Lev crosses his arms and faces the window, tracking the silent movie happening outside. A game of tag from the looks of it, but even from here I can see the tension in Foster’s body at the knowledge that something—someone is here who doesn’t belong. After a moment, Lev turns back to me, leaning against the sink, arms still crossed. There’s no tension in him. The way he looks at me carries with it a certain inevitability.

“You look well.” His voice is quiet but firm. Firm, yet somehow edgeless. “Are you?”

He once again studies my scar—then the rest of me. The question feels more personal than he has a right to ask, but anything less than my answering it feels cowardly.

“Made a full recovery,” I say.

“Good. Then Ossining was the best thing for you.”

I press my lips together, preventing a bitter smile. Living with Patty in her place, on her terms … well, it wasn’t the worst thing for me, but I’d be hard-pressed to call it “the best.” I remember the day I left the hospital, I asked Patty to drive us past the house. The feeling in my gut when I saw the swing in the yard—everything looked so unbearably the same that it was as though my body believed the loss was a dream I’d finally woken up from. I sobbed, begged for her to let me out, but she told me it was too much for me. She would always think it was too much for me. I’d never go home again.

It’s like we talked about, Patty had said of the arrangement, but I swear no one talked to me about it. There are so many gaps from that time, so many ICU nightmares that felt more real to me than what was actually going on. Some of my memories confuse me still, and now I have no one to tell me the difference between what was and was never.

Bea called me once at Patty’s. I was on painkillers and all that remains of the conversation was the last thing she ever said to me. I know that was real because it burrowed itself into my bones, became a life raft for the months that followed.

We’ll see each other again.

Two years at Patty’s and I never saw her.

Even after I made it back to Morel, I never saw her.

I blink at the sudden sting in my eyes. The weight of the moment presses down on me in this small kitchen, standing across from Lev Warren, and it wants to drown me in its truth: he’s only a man, and if he’s only a man, what does that make me?

Less than her sister?

“You have my time. You have my attention,” he tells me.

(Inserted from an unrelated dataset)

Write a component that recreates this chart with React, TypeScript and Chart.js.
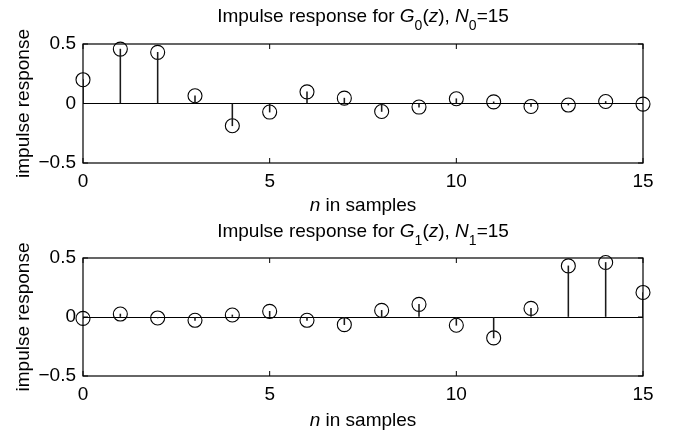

“I’d rather hers.” The words fracture as they leave my lips, too pathetic to be an insult. The look they inspire him to give me makes me feel impossibly bound to a body that has only shown him its weakness. I close my eyes, turning my face away.

“I’m not your sister’s keeper and The Project has never been your sister’s prison. I accept that you think of me as your enemy because it’s easier than believing she made a choice that you were not made a part of.” He pauses. “Gloria.”

I open my eyes.

“You have my time,” he says again. “And you have my attention.”

“Casey said if I keep trying to expose you, I’ll fail.”

“She’s right. We have nothing to hide.”